The clos­ing Pan­el 6, chaired by Heike Liebau (ZMO), viewed dif­fer­ent aspects of trust and coop­er­a­tion. RACHEL LEE (LMU München) pre­sent­ed research about Otto Königsberger’s work in India. The archi­tect and archae­ol­o­gist who fled from Nazi per­se­cu­tion to India in 1935 and became an influ­en­tial con­trib­u­tor in hous­ing pro­grams and archi­tec­tur­al plan­ning there, espe­cial­ly in Mum­bai. His work is clear­ly vis­i­ble up to today, which draws atten­tion to the fact that build­ings them­selves serve as archives as well. The work on the entan­gled his­to­ry of Königsberger’s life and archi­tec­tur­al work in exile drew from sources that ranged from pri­vate col­lec­tions of Renate Königs­berg­er to the Swiss Insti­tute Archive in Kairo. Con­cern­ing archi­tec­ture and space, Lee point­ed out that the way archives them­selves are built and orga­nized (for exam­ple in their cat­a­logu­ing sys­tem) affects research and writ­ing process­es, since they offer spe­cif­ic obvi­ous work­ing methods.

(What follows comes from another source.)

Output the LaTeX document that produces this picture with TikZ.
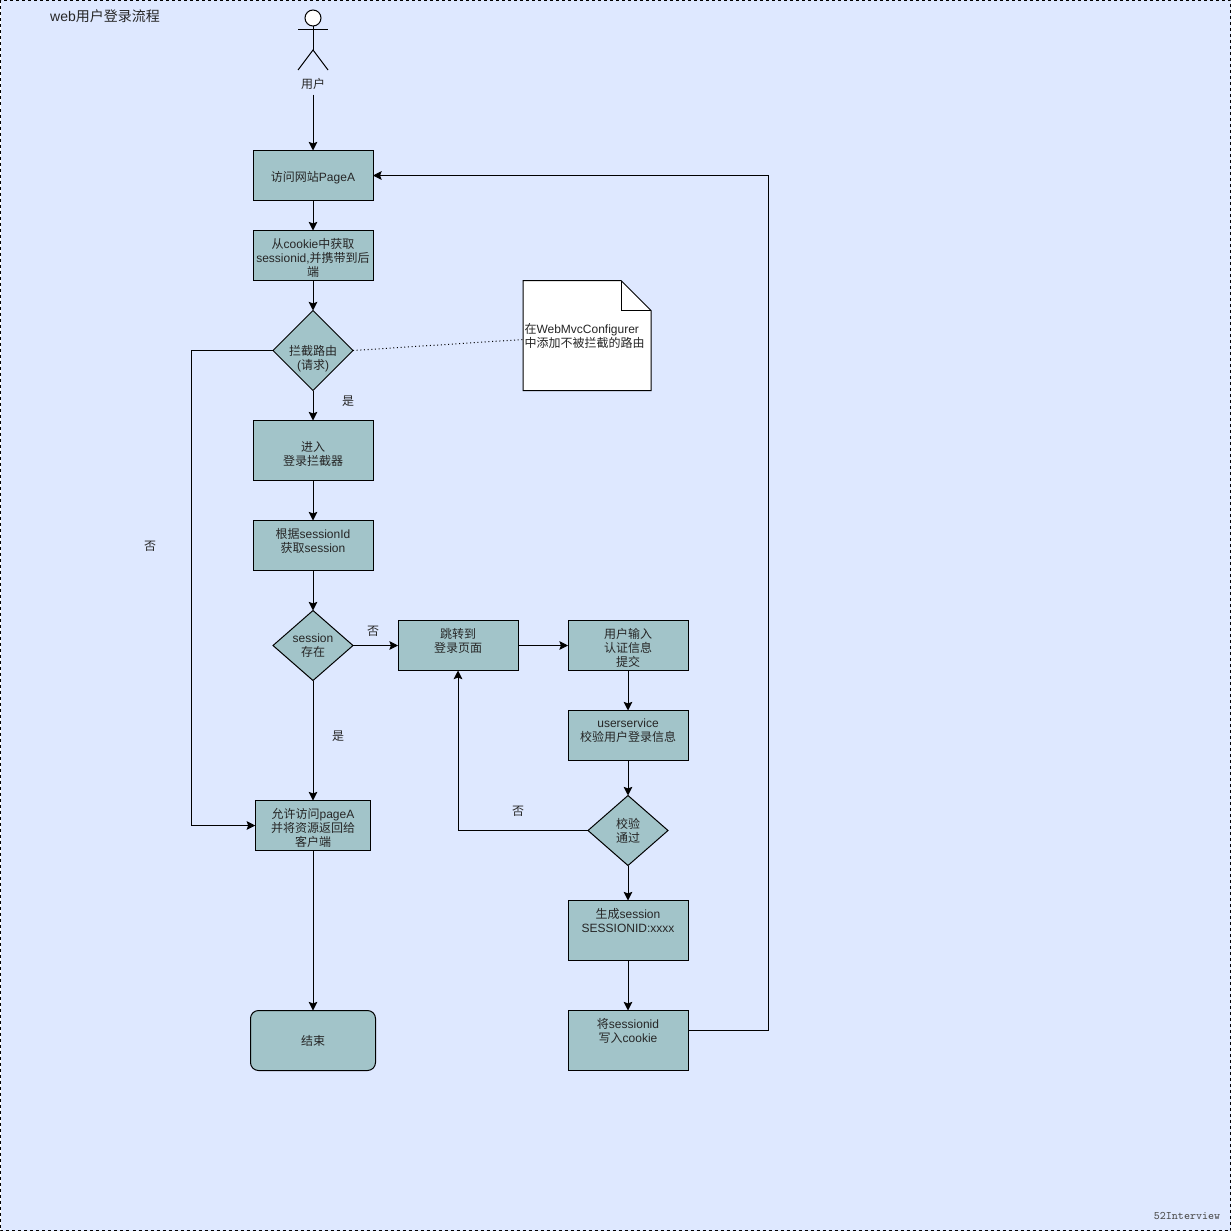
\documentclass[tikz,border=0pt]{standalone}
\usepackage{fontspec}
\setmainfont{Liberation Sans}
\newfontfamily\cjk{Noto Sans CJK SC}
\usetikzlibrary{positioning,shapes,arrows.meta}
\newlength\px
\setlength\px{0.75pt}
\newcommand{\zh}[1]{{\cjk #1}}
\definecolor{boxfill}{HTML}{A2C4C9}
\definecolor{pagefill}{HTML}{DEE8FF}
\definecolor{inktext}{HTML}{262626}
\tikzset{
    tag/.style = {text=inktext, align=center, font=\fontsize{9}{10.5}\selectfont},
    main/.style = {draw, fill=boxfill, outer sep=0pt, line width=1\px, minimum width=120\px, inner sep=0pt},
    gate/.style = {main, diamond, aspect=1, minimum width=80\px, minimum height=80\px}
}

\begin{document}
\begin{tikzpicture}[x=\px, y=-\px, line width=1\px,
    -{Stealth[length=6.5pt,width=6.5pt,inset=1.2pt]}]
    \useasboundingbox (0,0) rectangle (1231,1231);
    \draw [-, fill=pagefill, dash pattern=on 3\px off 3\px] (0.5,0.5) rectangle (1230.5,1230.5);

    \node[tag, font=\fontsize{10.5}{12}\selectfont] (title) at (105,16) {web\zh{用户登录流程}};

    % actor
    \node[circle, draw, fill=white, minimum size=16\px, inner sep=0pt, outer sep=0pt] (head) at (313,18) {};
    \coordinate (hip) at (313,50);
    \coordinate (armL) at (298,30);
    \coordinate (armR) at (328,30);
    \coordinate (legL) at (298,70);
    \coordinate (legR) at (328,70);
    \draw [-] (head) -- (hip);
    \draw [-] (armL) -- (armR);
    \draw [-] (legL) -- (hip) -- (legR);
    \node[tag] (user) at (313,84) {\zh{用户}};

    % left column
    \node[main, minimum height=50\px] (page) at (313,175.5) {};
    \node[tag] (pagetext) at (313,178) {\zh{访问网站}PageA};
    \node[main, minimum height=50\px, below=30\px of page,
        label={[tag, yshift=-2\px]center:{\zh{从}cookie\zh{中获取}\\sessionid,\zh{并携带到后}\\\zh{端}}}] (cookie) {};
    \node[gate, below=30\px of cookie,
        label={[tag, yshift=-8\px]center:{\zh{拦截路由}\\(\zh{请求})}}] (intercept) {};
    \node[main, minimum height=60\px, below=30\px of intercept,
        label={[tag, yshift=-4\px]center:{\zh{进入}\\\zh{登录拦截器}}}] (enter) {};
    \node[main, minimum height=50\px, below=40\px of enter,
        label={[tag, yshift=5\px]center:{\zh{根据}sessionId\\\zh{获取}session}}] (fetch) {};
    \node[gate, minimum height=70\px, below=40\px of fetch,
        label={[tag]center:{session\\\zh{存在}}}] (exists) {};
    \node[main, minimum width=115.5\px, minimum height=50\px, below=120\px of exists,
        label={[tag, yshift=-2\px]center:{\zh{允许访问}pageA\\\zh{并将资源返回给}\\\zh{客户端}}}] (allow) {};
    \node[main, rounded corners=8\px, minimum width=125\px, minimum height=60\px, below=160\px of allow] (finish) {};
    \node[tag] (finishtext) at (finish) {\zh{结束}};

    % right columns
    \node[main, minimum height=50\px, right=45\px of exists,
        label={[tag, yshift=5\px]center:{\zh{跳转到}\\\zh{登录页面}}}] (jump) {};
    \node[main, minimum height=50\px, right=50\px of jump,
        label={[tag, yshift=-2\px]center:{\zh{用户输入}\\\zh{认证信息}\\\zh{提交}}}] (input) {};
    \node[main, minimum height=50\px, below=40\px of input,
        label={[tag, yshift=5\px]center:{userservice\\\zh{校验用户登录信息}}}] (service) {};
    \node[gate, minimum height=70\px, below=35\px of service,
        label={[tag]center:{\zh{校验}\\\zh{通过}}}] (check) {};
    \node[main, minimum height=60\px, below=35\px of check,
        label={[tag, yshift=10\px]center:{\zh{生成}session\\SESSIONID:xxxx}}] (create) {};
    \node[main, minimum height=60\px, below=50\px of create,
        label={[tag, yshift=10\px]center:{\zh{将}sessionid\\\zh{写入}cookie}}] (store) {};

    % note
    \node[outer sep=0pt, inner sep=0pt, minimum width=128\px, minimum height=110\px] (note) at (587,335.5) {};
    \coordinate (foldA) at ([xshift=-30\px]note.north east);
    \coordinate (foldB) at ([yshift=-30\px]note.north east);
    \draw [-, fill=white] (note.north west) -- (foldA) -- (foldB) -- (note.south east) -- (note.south west) -- cycle;
    \draw [-] (foldA) |- (foldB);
    \node[tag, align=left, anchor=west, inner sep=0pt] (notetext) at ([xshift=1\px, yshift=-0.5\px]note.west) {\zh{在}WebMvcConfigurer\\\zh{中添加不被拦截的路由}};
    \coordinate (notein) at ([yshift=-4\px]note.west);
    \draw [-, dotted] (intercept.east) -- (notein);

    % edge labels
    \node[tag] (yes1) at (348,401) {\zh{是}};
    \node[tag] (no1) at (150,546) {\zh{否}};
    \node[tag] (no2) at (373,631) {\zh{否}};
    \node[tag] (yes2) at (338,736) {\zh{是}};
    \node[tag] (no3) at (518,811) {\zh{否}};

    \node[text=black!70, font=\ttfamily\fontsize{8.6}{10}\selectfont] (mark) at (1187,1215.5) {52Interview};

    \coordinate (storeout) at ([yshift=10\px]store.east);

    \draw (user) -- (page);
    \draw (page) -- (cookie);
    \draw (cookie) -- (intercept);
    \draw (intercept) -- (enter);
    \draw (enter) -- (fetch);
    \draw (fetch) -- (exists);
    \draw (exists) -- (allow);
    \draw (allow) -- (finish);
    \draw (intercept.west) -- ++(-82,0) |- (allow.west);
    \draw (exists) -- (jump);
    \draw (jump) -- (input);
    \draw (input) -- (service);
    \draw (service) -- (check);
    \draw (check.west) -| (jump.south);
    \draw (check) -- (create);
    \draw (create) -- (store);
    \draw (storeout) -- ++(80,0) |- (page.east);
\end{tikzpicture}
\end{document}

SVENJA VON JAN (Göt­tin­gen Uni­ver­si­ty) gave insight into the entan­gled his­to­ry of las­car sea­men in Ham­burg. Dur­ing her research she used sev­er­al archives, includ­ing state archives, muse­um archives and com­pa­ny archives and point­ed out that dom­i­nant archives tend to silence non­dom­i­nant sto­ries. Most of the infor­ma­tion on the IPI activ­i­ties lies in the British library. There, ille­gal activ­i­ties in Ham­burg are not filed, which leads to the need to decen­tral­ize British archives and broad­en per­spec­tives on the Ham­burg crime scene. Dur­ing the 1920ies the las­cars oper­at­ed in legal and ille­gal net­works, smug­gled weapons, cocaine, liquor and com­mu­nist lit­er­a­ture and orga­nized them­selves in polit­i­cal net­works. Since they did not get searched before board­ing the ship and weapons were eas­i­ly avail­able, Ham­burg became a smug­gling hot spot and a cen­tre of glob­al arm supply.